The last time the US military fought both Sunni and Shiite elements in Iraq was the spring of 2004, which became one of the most difficult times in the war. US commanders were stunned to face a two-front conflict against Sunni insurgents in Anbar province and Shiites in Baghdad and across a broad swath of south-central Iraq. Troops from the Army's 1st Cavalry Division fighting in Sadr's stronghold of about two million Shiites in eastern Baghdad became enmeshed in a series of clashes. Sadr's militias besieged isolated US patrols and took over police stations, schools and municipal buildings.
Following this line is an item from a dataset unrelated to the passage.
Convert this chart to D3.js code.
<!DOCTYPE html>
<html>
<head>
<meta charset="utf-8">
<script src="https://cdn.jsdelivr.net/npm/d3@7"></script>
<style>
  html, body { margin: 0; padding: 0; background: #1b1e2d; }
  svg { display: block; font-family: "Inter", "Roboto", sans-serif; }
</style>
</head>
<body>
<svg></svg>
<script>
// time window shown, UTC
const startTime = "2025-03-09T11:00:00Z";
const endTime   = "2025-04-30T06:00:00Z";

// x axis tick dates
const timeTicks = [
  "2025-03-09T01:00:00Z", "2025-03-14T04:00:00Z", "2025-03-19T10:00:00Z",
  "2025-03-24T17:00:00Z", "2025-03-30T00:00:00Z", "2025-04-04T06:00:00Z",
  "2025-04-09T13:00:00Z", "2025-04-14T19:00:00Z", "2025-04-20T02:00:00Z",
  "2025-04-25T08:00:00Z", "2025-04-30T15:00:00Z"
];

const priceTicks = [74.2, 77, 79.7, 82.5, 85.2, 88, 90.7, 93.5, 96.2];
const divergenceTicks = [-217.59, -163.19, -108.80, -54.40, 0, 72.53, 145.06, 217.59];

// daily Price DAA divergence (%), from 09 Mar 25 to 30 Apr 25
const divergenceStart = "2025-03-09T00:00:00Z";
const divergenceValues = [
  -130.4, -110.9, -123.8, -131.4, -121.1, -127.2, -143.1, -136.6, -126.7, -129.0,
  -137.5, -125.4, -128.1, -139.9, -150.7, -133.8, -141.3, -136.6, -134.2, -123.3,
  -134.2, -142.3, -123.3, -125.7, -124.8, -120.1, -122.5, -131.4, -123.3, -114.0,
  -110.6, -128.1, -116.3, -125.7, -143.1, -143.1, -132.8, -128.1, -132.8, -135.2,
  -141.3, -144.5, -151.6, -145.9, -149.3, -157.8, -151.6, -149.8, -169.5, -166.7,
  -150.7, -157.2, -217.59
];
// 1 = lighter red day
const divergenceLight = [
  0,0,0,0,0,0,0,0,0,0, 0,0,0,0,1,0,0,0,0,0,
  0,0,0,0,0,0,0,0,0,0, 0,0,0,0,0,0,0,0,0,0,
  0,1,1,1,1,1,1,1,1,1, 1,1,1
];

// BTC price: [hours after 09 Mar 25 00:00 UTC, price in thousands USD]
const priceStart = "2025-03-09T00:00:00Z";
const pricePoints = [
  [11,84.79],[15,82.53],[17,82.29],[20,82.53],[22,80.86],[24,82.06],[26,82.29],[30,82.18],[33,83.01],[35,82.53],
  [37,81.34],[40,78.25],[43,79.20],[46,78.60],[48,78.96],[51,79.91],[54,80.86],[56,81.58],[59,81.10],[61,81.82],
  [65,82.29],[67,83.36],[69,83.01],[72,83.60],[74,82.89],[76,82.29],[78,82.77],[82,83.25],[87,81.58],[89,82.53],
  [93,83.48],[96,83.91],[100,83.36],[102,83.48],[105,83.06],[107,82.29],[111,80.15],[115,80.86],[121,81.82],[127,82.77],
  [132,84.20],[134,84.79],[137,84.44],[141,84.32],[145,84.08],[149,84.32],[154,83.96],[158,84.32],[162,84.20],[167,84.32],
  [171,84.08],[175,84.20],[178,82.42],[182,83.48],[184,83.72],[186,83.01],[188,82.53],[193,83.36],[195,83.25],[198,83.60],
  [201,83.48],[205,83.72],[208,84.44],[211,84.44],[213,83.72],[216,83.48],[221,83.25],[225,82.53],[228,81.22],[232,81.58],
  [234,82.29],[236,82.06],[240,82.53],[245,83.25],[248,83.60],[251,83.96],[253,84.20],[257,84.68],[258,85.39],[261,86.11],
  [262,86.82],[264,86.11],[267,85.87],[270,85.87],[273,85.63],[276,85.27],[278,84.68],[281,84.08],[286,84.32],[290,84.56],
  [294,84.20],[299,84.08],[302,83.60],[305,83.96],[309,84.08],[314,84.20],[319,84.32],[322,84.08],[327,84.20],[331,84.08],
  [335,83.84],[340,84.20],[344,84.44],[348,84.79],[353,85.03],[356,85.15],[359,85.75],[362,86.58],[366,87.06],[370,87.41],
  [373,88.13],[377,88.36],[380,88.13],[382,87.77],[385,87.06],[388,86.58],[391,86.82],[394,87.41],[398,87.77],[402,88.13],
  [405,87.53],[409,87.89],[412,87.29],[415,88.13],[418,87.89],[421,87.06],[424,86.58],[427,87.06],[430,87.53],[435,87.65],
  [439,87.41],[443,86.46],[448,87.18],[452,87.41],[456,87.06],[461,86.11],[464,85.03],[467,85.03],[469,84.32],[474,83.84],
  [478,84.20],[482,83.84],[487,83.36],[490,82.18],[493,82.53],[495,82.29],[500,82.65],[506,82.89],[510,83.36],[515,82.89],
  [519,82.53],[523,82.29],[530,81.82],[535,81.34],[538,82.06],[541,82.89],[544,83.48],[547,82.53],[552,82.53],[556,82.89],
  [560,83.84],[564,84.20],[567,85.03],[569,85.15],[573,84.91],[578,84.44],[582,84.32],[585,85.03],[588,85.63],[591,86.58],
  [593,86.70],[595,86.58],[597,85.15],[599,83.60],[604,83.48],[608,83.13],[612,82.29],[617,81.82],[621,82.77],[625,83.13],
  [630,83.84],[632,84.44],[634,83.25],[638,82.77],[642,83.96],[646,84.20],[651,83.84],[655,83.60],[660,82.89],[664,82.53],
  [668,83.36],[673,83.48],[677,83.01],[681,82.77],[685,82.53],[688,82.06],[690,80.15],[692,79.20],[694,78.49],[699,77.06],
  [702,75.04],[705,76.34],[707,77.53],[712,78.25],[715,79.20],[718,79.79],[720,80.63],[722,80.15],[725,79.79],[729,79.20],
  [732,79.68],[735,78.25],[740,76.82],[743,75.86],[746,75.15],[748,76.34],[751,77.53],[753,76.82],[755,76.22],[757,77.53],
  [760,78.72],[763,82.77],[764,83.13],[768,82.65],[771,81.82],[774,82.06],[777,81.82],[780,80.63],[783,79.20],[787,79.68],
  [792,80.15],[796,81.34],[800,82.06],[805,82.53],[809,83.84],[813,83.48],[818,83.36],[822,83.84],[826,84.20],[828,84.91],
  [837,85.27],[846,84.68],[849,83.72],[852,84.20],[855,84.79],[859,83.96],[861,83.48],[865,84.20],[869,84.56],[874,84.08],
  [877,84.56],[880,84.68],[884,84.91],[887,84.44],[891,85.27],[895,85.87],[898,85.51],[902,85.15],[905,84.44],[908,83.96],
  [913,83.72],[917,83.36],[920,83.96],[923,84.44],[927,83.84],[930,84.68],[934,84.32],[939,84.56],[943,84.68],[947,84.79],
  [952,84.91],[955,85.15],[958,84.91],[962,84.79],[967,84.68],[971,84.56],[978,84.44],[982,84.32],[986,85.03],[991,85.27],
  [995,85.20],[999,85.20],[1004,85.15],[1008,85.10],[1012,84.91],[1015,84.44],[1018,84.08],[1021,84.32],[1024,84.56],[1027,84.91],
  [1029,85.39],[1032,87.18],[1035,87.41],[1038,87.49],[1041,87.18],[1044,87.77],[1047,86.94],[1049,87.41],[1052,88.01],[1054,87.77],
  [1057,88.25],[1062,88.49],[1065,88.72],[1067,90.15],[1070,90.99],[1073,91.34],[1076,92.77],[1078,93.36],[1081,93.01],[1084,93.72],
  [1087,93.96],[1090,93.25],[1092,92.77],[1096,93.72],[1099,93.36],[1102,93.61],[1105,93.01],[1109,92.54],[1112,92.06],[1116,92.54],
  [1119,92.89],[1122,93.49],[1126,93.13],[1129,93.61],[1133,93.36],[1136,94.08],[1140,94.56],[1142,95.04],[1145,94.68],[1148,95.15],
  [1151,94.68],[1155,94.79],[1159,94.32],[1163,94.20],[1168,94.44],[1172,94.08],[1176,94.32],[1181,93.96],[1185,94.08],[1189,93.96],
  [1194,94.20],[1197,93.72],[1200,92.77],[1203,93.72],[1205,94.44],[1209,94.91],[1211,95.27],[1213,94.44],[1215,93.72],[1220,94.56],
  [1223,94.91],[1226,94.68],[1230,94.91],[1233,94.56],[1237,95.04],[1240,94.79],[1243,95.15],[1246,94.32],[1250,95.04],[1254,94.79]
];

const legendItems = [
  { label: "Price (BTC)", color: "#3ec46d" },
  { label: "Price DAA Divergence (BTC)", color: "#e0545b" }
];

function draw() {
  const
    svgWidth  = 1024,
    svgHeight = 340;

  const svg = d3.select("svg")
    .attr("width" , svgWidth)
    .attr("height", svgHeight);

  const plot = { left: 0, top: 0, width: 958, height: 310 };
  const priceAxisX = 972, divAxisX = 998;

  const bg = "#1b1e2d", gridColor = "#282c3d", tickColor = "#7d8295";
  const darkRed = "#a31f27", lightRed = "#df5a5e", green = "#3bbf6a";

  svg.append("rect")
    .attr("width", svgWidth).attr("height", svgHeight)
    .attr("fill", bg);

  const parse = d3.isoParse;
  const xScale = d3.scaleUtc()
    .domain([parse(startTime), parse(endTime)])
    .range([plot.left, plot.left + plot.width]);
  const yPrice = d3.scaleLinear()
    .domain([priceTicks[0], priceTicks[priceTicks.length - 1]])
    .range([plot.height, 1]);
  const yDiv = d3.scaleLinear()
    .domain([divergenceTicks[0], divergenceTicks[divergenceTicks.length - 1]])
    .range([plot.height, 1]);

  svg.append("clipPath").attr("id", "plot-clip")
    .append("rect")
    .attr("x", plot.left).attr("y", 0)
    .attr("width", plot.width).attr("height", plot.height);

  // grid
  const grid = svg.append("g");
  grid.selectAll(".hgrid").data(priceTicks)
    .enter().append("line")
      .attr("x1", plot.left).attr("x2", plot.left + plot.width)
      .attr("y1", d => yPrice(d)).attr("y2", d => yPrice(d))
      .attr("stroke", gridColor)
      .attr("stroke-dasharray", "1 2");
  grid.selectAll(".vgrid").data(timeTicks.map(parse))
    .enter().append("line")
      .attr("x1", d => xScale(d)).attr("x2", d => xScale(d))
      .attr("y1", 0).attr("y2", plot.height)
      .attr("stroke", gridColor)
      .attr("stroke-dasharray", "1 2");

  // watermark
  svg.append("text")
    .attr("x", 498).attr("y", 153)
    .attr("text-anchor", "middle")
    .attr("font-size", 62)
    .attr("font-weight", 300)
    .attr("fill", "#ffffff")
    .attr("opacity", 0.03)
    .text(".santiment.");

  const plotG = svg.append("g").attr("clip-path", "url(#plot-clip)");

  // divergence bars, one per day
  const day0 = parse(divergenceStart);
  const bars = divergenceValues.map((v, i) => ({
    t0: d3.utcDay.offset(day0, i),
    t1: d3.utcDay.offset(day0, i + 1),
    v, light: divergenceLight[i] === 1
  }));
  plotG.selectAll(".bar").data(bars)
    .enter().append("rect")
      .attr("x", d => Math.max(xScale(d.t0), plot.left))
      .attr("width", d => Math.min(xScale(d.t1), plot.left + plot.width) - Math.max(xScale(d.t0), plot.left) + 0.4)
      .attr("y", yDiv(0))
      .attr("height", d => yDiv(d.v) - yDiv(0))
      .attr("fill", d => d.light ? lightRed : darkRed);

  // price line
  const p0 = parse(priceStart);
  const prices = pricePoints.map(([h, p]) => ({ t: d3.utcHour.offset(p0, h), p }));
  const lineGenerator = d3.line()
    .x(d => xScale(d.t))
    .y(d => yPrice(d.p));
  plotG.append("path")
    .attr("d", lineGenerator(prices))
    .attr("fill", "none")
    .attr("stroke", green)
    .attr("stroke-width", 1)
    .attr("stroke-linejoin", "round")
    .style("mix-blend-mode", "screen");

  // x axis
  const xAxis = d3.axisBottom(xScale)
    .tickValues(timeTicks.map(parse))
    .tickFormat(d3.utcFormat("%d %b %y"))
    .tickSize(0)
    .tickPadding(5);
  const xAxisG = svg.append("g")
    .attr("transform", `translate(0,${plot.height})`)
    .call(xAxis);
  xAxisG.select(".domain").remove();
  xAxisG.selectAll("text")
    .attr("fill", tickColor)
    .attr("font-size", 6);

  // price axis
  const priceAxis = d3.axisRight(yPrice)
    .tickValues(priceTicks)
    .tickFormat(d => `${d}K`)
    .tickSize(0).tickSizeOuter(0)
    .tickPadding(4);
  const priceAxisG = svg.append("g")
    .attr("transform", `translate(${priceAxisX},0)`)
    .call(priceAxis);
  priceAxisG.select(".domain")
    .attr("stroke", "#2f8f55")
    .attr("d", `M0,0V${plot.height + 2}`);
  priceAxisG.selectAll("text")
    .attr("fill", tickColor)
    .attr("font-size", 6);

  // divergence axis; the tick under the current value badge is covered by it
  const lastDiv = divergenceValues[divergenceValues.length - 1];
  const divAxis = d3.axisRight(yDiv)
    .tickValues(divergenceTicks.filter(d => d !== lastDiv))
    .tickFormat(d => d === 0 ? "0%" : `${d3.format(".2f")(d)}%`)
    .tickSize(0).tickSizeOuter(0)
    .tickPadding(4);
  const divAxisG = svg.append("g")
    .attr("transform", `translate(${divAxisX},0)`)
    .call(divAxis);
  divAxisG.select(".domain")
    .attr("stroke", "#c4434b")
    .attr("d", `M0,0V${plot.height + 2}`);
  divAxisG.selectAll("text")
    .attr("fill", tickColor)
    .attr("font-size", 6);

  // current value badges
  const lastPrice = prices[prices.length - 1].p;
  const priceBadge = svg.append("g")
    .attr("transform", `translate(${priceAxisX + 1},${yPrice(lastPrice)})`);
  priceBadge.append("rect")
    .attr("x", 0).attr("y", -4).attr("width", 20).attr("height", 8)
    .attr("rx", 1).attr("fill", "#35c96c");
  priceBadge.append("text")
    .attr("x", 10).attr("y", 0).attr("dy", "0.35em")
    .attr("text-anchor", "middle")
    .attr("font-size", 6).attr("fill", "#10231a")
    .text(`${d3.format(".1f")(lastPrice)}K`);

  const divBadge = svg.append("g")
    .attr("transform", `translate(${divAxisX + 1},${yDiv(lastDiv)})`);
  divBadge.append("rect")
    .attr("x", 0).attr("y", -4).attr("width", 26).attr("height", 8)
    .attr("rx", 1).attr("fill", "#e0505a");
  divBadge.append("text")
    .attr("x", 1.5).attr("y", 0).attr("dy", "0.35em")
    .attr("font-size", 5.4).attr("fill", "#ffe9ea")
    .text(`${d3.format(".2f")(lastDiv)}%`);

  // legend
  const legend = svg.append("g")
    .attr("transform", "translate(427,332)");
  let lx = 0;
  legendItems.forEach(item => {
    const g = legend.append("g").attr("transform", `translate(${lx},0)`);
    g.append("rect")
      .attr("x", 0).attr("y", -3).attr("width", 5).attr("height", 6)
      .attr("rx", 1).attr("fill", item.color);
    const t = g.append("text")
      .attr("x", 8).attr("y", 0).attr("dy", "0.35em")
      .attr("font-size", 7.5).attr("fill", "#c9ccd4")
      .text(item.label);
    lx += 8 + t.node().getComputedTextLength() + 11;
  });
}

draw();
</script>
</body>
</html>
Sadr is one of the most powerful figures in the Iraqi government, and he has forced it and the US military to back down in the past. Yet if the Mahdi Army is not confronted, the entire offensive may falter and the sectarian conflict may intensify, because Sunnis will feel it is just one more way of attacking them while letting Shiite death squads go free, military experts said. "If our troops do not enter Sadr City, they belittle the notion of a surge because they would leave a leading militia unscathed," said Patrick Cronin of the International Institute for Strategic Studies, a defense think tank.
Those who monitor the ongoing violence in Iraq say the civilians who are dying in unprecedented numbers in the traumatized country will receive little or no benefit from the troop-boosting exercise–it may even increase their suffering.
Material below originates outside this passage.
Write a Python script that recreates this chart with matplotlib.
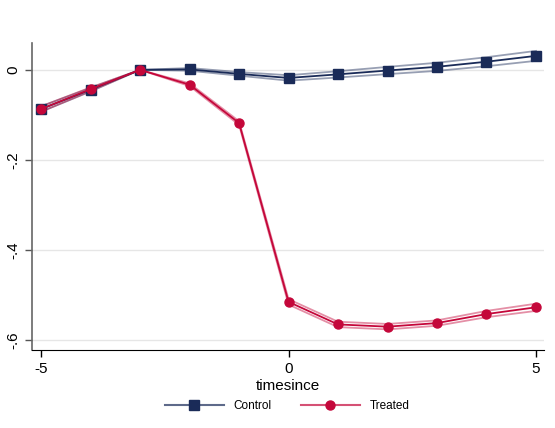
import matplotlib
matplotlib.use("Agg")
import matplotlib.pyplot as plt
from matplotlib.lines import Line2D
from matplotlib.colors import to_rgba

plt.rcParams['font.family'] = ['Liberation Sans', 'DejaVu Sans']

# dados
timesince = [-5, -4, -3, -2, -1, 0, 1, 2, 3, 4, 5]
control = [-0.087, -0.044, 0.0, 0.001, -0.009, -0.018, -0.010, -0.0015, 0.0067, 0.018, 0.031]
control_ci = [0.006, 0.004, 0.0, 0.003, 0.004, 0.006, 0.007, 0.008, 0.009, 0.010, 0.011]
treated = [-0.087, -0.043, 0.0, -0.033, -0.118, -0.515, -0.565, -0.570, -0.562, -0.542, -0.527]
treated_ci = [0.006, 0.004, 0.0, 0.003, 0.004, 0.006, 0.006, 0.006, 0.006, 0.007, 0.008]

navy = '#1a2b58'
red = '#c4073a'

fig = plt.figure(figsize=(5.55, 4.28), dpi=100)
ax = fig.add_axes([0.058, 0.182, 0.922, 0.718])

for y in [0, -0.2, -0.4, -0.6]:
    ax.axhline(y, color='#e6e6e6', lw=1, zorder=0)

for vals, ci, col, mk in [(control, control_ci, navy, 's'), (treated, treated_ci, red, 'o')]:
    hi = [v + c for v, c in zip(vals, ci)]
    lo = [v - c for v, c in zip(vals, ci)]
    ax.plot(timesince, hi, color=col, lw=1.3, alpha=0.45, zorder=2)
    ax.plot(timesince, lo, color=col, lw=1.3, alpha=0.45, zorder=2)
    ax.plot(timesince, vals, color=col, lw=1.3, marker=mk, ms=6.5, zorder=3)

ax.set_xlim(-5.18, 5.16)
ax.set_ylim(-0.622, 0.06)
ax.set_xticks([-5, 0, 5])
ax.set_xticklabels(['-5', '0', '5'])
ax.set_yticks([0, -0.2, -0.4, -0.6])
ax.set_yticklabels(['0', '-.2', '-.4', '-.6'], rotation=90, va='center')
ax.tick_params(labelsize=11, length=5, width=1)
ax.tick_params(axis='y', colors='#555555', labelcolor='black')
ax.set_xlabel('timesince', fontsize=11, labelpad=2)

ax.spines['top'].set_visible(False)
ax.spines['right'].set_visible(False)
ax.spines['left'].set_color('#666666')
ax.spines['left'].set_linewidth(1.2)
ax.spines['bottom'].set_color('black')

handles = [
    Line2D([], [], color=to_rgba(navy, 0.7), lw=1.5, marker='s', ms=6.5, mfc=navy, mec=navy),
    Line2D([], [], color=to_rgba(red, 0.7), lw=1.5, marker='o', ms=6.5, mfc=red, mec=red),
]
fig.legend(handles, ['Control', 'Treated'], loc='center', bbox_to_anchor=(0.517, 0.051),
           ncol=2, frameon=False, fontsize=8.5, handlelength=5, columnspacing=2.5)

fig.savefig('out.png', dpi=100)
Allan Rock, former Canadian ambassador to the United Nations, said, "civilians are being treated as though they are entirely expendable in Bush's war, and by the warring factions bent on destroying each other. It is civilians that pay the ultimate price for this failed war."
"We have to presume that the extra troops will engage in activities that soldiers do–namely, killing people," said John Sloboda, a founder of the Iraq Body Count Project.
"Their targets will be insurgents. And in Baghdad, insurgents are deeply embedded in populated areas," he said.
"For every insurgent you kill, using such highly lethal weaponry," Sloboda said, "you will probably kill two to three civilians and injure others. This is not a strategy that will stop violence."